In turn, she carries the stories of overcoming obstacles and participating in a sport they love back to her own clinic. She’s typically the first to tell patients they’ll lose their sight or won’t get it back, acting as a de facto counselor as they process the news.

“Oftentimes patients who are first being diagnosed are very depressed about their vision loss,” said Hunter, who learned he would lose his vision to a condition called retinitis pigmentosa at age 22. “By her connection to our community of blind athletes, she meets all these amazing people and she brings back stories of hope.”

A True Team Approach
Visually impaired runners had participated in Hood to Coast before. But no one had formed an entire team until Hunter (who grew up in Oregon), Hau, and Kyle Robidoux—who made headlines in June for being the first visually impaired runner to participate in the 100-mile Western States Endurance Run—stepped up to lead one.

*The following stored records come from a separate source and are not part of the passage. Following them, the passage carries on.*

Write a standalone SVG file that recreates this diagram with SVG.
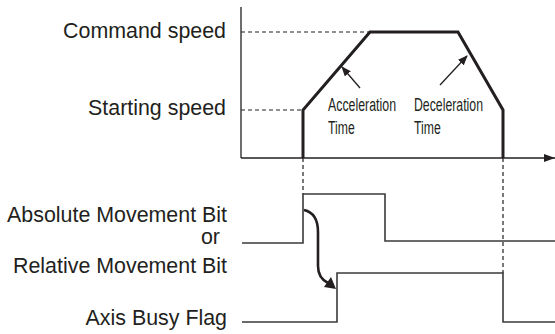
<svg xmlns="http://www.w3.org/2000/svg" width="555" height="334" viewBox="0 0 555 334">
<style>
.lbl{font-family:"Liberation Sans",Arial,sans-serif;font-size:21.4px;fill:#231f20;text-anchor:end}
.sm{font-family:"Liberation Sans",Arial,sans-serif;font-size:18px;fill:#231f20}
.axis{stroke:#231f20;stroke-width:1.3;fill:none}
.dash{stroke:#231f20;stroke-width:1.2;stroke-dasharray:4 3;fill:none}
.prof{stroke:#231f20;stroke-width:3;fill:none;stroke-linejoin:miter}
.sig{stroke:#3a3a3a;stroke-width:1.6;fill:none}
.thin{stroke:#231f20;stroke-width:1.3;fill:none}
</style>
<defs>
<marker id="ah" markerWidth="10" markerHeight="8" refX="9" refY="4" orient="auto" markerUnits="userSpaceOnUse">
<path d="M0,0 L10,4 L0,8 Z" fill="#231f20"/>
</marker>
<marker id="ax" markerWidth="11" markerHeight="8" refX="11" refY="4" orient="auto" markerUnits="userSpaceOnUse">
<path d="M0,0 L11,4 L0,8 Z" fill="#231f20"/>
</marker>
</defs>
<g id="labels">
<text class="lbl" x="226" y="38">Command speed</text>
<text class="lbl" x="226" y="115">Starting speed</text>
<text class="lbl" x="227" y="222">Absolute Movement Bit</text>
<text class="lbl" x="220" y="244">or</text>
<text class="lbl" x="227" y="273">Relative Movement Bit</text>
<text class="lbl" x="227" y="325">Axis Busy Flag</text>
</g>
<g id="axes">
<line class="axis" x1="241" y1="7" x2="241" y2="158"/>
<line class="axis" x1="241" y1="158" x2="555" y2="158" marker-end="url(#ax)"/>
</g>
<g id="guides">
<line class="dash" x1="241" y1="32" x2="370" y2="32"/>
<line class="dash" x1="241" y1="110" x2="303" y2="110"/>
<line class="dash" x1="303" y1="158" x2="303" y2="194"/>
<line class="dash" x1="503" y1="158" x2="503" y2="273"/>
</g>
<g id="speed-profile">
<path class="prof" d="M303,158 L303,110 L370,32 L458,32 L503,110 L503,158"/>
</g>
<g id="accel-label">
<text class="sm" transform="translate(328,111) scale(0.687,1)">Acceleration</text>
<text class="sm" transform="translate(328,134) scale(0.68,1)">Time</text>
</g>
<g id="decel-label">
<text class="sm" transform="translate(414,111) scale(0.683,1)">Deceleration</text>
<text class="sm" transform="translate(414,134) scale(0.68,1)">Time</text>
</g>
<g id="movement-bit">
<path class="sig" d="M242,243 L303,243 L303,194 L385,194 L385,241 L555,241"/>
</g>
<g id="axis-busy">
<path class="sig" d="M242,322 L337,322 L337,273 L503,273 L503,322 L555,322"/>
</g>
<g id="connectors">
<line class="thin" x1="360" y1="88" x2="342" y2="67" marker-end="url(#ah)"/>
<line class="thin" x1="440" y1="85" x2="467" y2="56" marker-end="url(#ah)"/>
<path d="M304,210 C313,212 318,218 318,232 L318,266 C318,274 322,280 328,283" stroke="#231f20" stroke-width="2.6" fill="none"/>
<polygon points="336,289 324,287 331,277" fill="#231f20"/>
</g>
</svg>
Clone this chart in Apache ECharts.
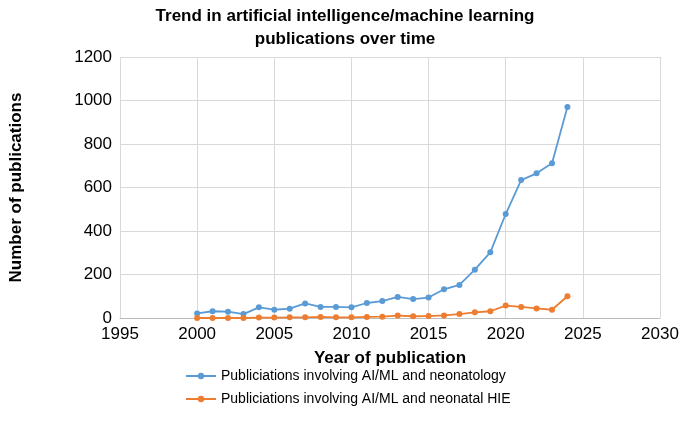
<!DOCTYPE html>
<html><head><meta charset="utf-8">
<script src="https://cdn.jsdelivr.net/npm/echarts@6/dist/echarts.min.js"></script>
<style>html,body{margin:0;background:#fff}#c{width:685px;height:435px}</style>
</head><body><div id="c"></div>
<script>
var years = [2000,2001,2002,2003,2004,2005,2006,2007,2008,2009,2010,2011,2012,2013,2014,2015,2016,2017,2018,2019,2020,2021,2022,2023,2024];
var neonatology = [21,31,29,18,49,38,43,67,51,51,49,69,78,97,87,94,132,152,222,302,478,634,665,711,970];
var hie = [0,0,0,0,2,2,3,3,5,3,3,5,6,11,8,9,12,18,26,31,57,51,44,38,100];
var names = ["Publiciations involving AI/ML and neonatology", "Publiciations involving AI/ML and neonatal HIE"];

function pairs(v) { return years.map(function (y, i) { return [y, v[i]]; }); }
var F = "Helvetica, Arial, 'Liberation Sans', sans-serif";
var chart = echarts.init(document.getElementById("c"));
chart.setOption({
  animation: false,
  textStyle: { fontFamily: F },
  title: {
    text: "Trend in artificial intelligence/machine learning\npublications over time",
    left: 340, top: 0, textAlign: "center",
    textStyle: { fontSize: 17, fontWeight: "bold", color: "#000", lineHeight: 23, fontFamily: F }
  },
  grid: { left: 117, right: 25, top: 57, bottom: 117 },
  legend: {
    orient: "vertical", left: 180, top: 364, itemGap: 9, itemWidth: 30, itemHeight: 8,
    textStyle: { fontSize: 14, color: "#000", fontFamily: F },
    data: names
  },
  xAxis: {
    type: "value", min: 1995, max: 2030, interval: 5,
    name: "Year of publication", nameLocation: "middle", nameGap: 32,
    nameTextStyle: { fontSize: 17, fontWeight: "bold", color: "#000" },
    axisLabel: { fontSize: 17, color: "#000", formatter: function (v) { return String(v); } },
    axisLine: { lineStyle: { color: "#bbb" } }, axisTick: { show: false },
    splitLine: { lineStyle: { color: "#d9d9d9" } }
  },
  yAxis: {
    type: "value", min: 0, max: 1200, interval: 200,
    name: "Number of publications", nameLocation: "middle", nameGap: 95,
    nameTextStyle: { fontSize: 17, fontWeight: "bold", color: "#000" },
    axisLabel: { fontSize: 17, color: "#000", formatter: function (v) { return String(v); } },
    axisLine: { show: false }, axisTick: { show: false },
    splitLine: { lineStyle: { color: "#d9d9d9" } }
  },
  series: [
    { name: names[0], type: "line", data: pairs(neonatology), symbol: "circle", symbolSize: 6,
      itemStyle: { color: "#5b9bd5" }, lineStyle: { width: 1.8 } },
    { name: names[1], type: "line", data: pairs(hie), symbol: "circle", symbolSize: 6,
      itemStyle: { color: "#ed7d31" }, lineStyle: { width: 1.8 } }
  ]
});
</script></body></html>
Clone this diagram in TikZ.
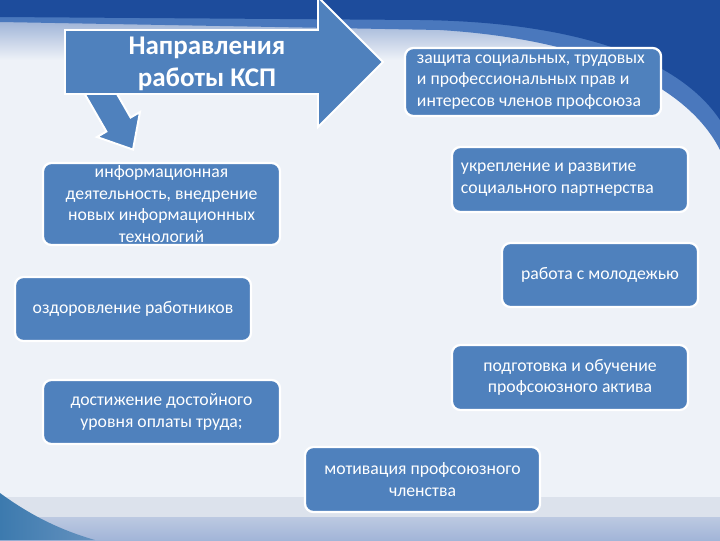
\documentclass[tikz,border=0pt]{standalone}
\usepackage{fontspec}
\setmainfont{Carlito}
\usetikzlibrary{calc}
\definecolor{boxblue}{HTML}{4F81BD}
\definecolor{darkbg}{HTML}{1D4C9C}
\definecolor{midbg}{HTML}{4A78BD}
\definecolor{paper}{HTML}{EEF2F8}
\definecolor{bandtop}{HTML}{93AAD2}
\definecolor{footlight}{HTML}{DCE2EC}
\definecolor{foottop}{HTML}{BCC9E1}
\definecolor{footbot}{HTML}{A2B5D8}
\definecolor{swoosh}{HTML}{3C7AAE}
\tikzset{box/.style={draw=white,line width=1.6pt,fill=boxblue,rounded corners=6pt,text=white,
  font=\fontsize{12.6}{15.4}\selectfont,inner ysep=0pt,align=center}}
\tikzset{t/.style={font=\fontsize{19.2}{22.7}\selectfont\bfseries,text=white,align=center}}
\tikzset{blk/.style={fill=boxblue,draw=white,line width=1.4pt,line join=miter}}

\begin{document}
\begin{tikzpicture}[x=0.025cm,y=-0.025cm]
  \useasboundingbox (0,0) rectangle (720,540);
  % background
  \fill[paper] (0,0) rectangle (720,540);
  \shade[top color=bandtop,bottom color=paper] (0,15) rectangle (720,60);
  \fill[midbg] (0,0) -- (720,0) -- (720,150) .. controls (690,90) and (600,40) .. (440,30) -- (0,22) -- cycle;
  \fill[darkbg] (0,0) -- (720,0) -- (720,120) .. controls (680,60) and (580,22) .. (420,20) -- (0,17) -- cycle;
  \fill[footlight] (0,497) rectangle (720,540);
  \shade[top color=foottop,bottom color=footbot] (0,517) rectangle (720,540);
  \shade[left color=swoosh,right color=swoosh!60!footbot] (0,493) .. controls (30,515) and (60,530) .. (95,540) -- (0,540) -- cycle;

  % arrows
  \filldraw[blk] (100.6,65.5) -- (130.6,117.5) -- (140,112) -- (133,149.6) -- (97,137) -- (106.4,131.5) -- (76.4,79.5) -- cycle;
  \filldraw[blk] (65,30) -- (318,30) -- (318,-3) -- (383,62) -- (318,127) -- (318,94) -- (65,94) -- cycle;
  \node[t] (title) at (207,64) {Направления\\работы КСП};

  % boxes
  \node[box,minimum width=6.4cm,minimum height=1.7cm,text width=5.8cm,inner xsep=0.3cm,align=flush left] (prot) at (533,82)
    {защита социальных, трудовых\\и профессиональных прав и\\интересов членов профсоюза};
  \node[box,minimum width=5.925cm,minimum height=2.05cm] (info) at (161.5,204)
    {информационная\\деятельность, внедрение\\новых информационных\\технологий};
  \node[box,minimum width=5.9cm,minimum height=1.625cm,text width=5.45cm,inner xsep=0.225cm,align=flush left] (partn) at (570,179.5)
    {укрепление и развитие\\социального партнерства};
  \node[box,minimum width=4.9cm,minimum height=1.6cm] (youth) at (600,275) {работа с молодежью};
  \node[box,minimum width=5.9cm,minimum height=1.6cm] (health) at (133,309) {оздоровление работников};
  \node[box,minimum width=5.9cm,minimum height=1.625cm] (train) at (570,377.5)
    {подготовка и обучение\\профсоюзного актива};
  \node[box,minimum width=5.925cm,minimum height=1.6cm] (wage) at (161.5,412)
    {достижение достойного\\уровня оплаты труда;};
  \node[box,minimum width=5.875cm,minimum height=1.625cm] (motiv) at (422.5,479.5)
    {мотивация профсоюзного\\членства};
\end{tikzpicture}
\end{document}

When race organizers heard about their efforts, they welcomed the team with open arms.

“We want to be inclusive; it’s really important for us,” said Dan Floyd, chief operating officer of the Hood to Coast Race Series. “It’s a really cool opportunity to host a team that is doing this for all the reasons we would want our participants to be participating in the race.”

Any overnight relay comes with its share of logistical challenges. For team United in Stride, many of these are amplified. First there’s the sheer volume—20 runners compared to the typical 10 to 12, half of whom can’t drive.

Even the process of getting out-of-town athletes from the airport to the start line adds a layer of difficulty, Hunter said. And then there are the exchanges, where runners must identify the correct vehicle to hop in amid a sea of white vans. It’s tough for any sleep-deprived, adrenaline-fueled racer, let alone one who can’t see.

To manage all this, they’ll employ the buddy system long before the race begins. Guides will have to assume extra responsibility throughout the trip, Hau said. And they’ll install a few extra bright lights to make vehicles more visible.

The actual running will likely be easiest part for the team, which includes multiple marathoners and ultramarathoners, such as Jason Dunkerley, five-time Paralympic medalist at middle distances; and Erich Manser, who holds the fastest known time for a visually impaired competitor in an Ironman (10 hours, 42 minutes and 59 seconds).

“We’re not slow,” Hunter said. If they blaze past sighted runners, all the better. “It’s going to say a lot about the visually impaired community.”

What he and Hau hope comes across most clearly is the camaraderie among visually impaired runners and their guides, and the need for volunteers and resources to keep everyone moving forward.

Being part of the historic effort holds extra meaning for Hau, for whom guiding has given as much as it’s asked.

“While I may guide my athletes to safely finish a race, they are in turn guiding me on how to be a better physician to my visually impaired patients,” she said, “as well as a better caring person, more aware of other people’s needs.”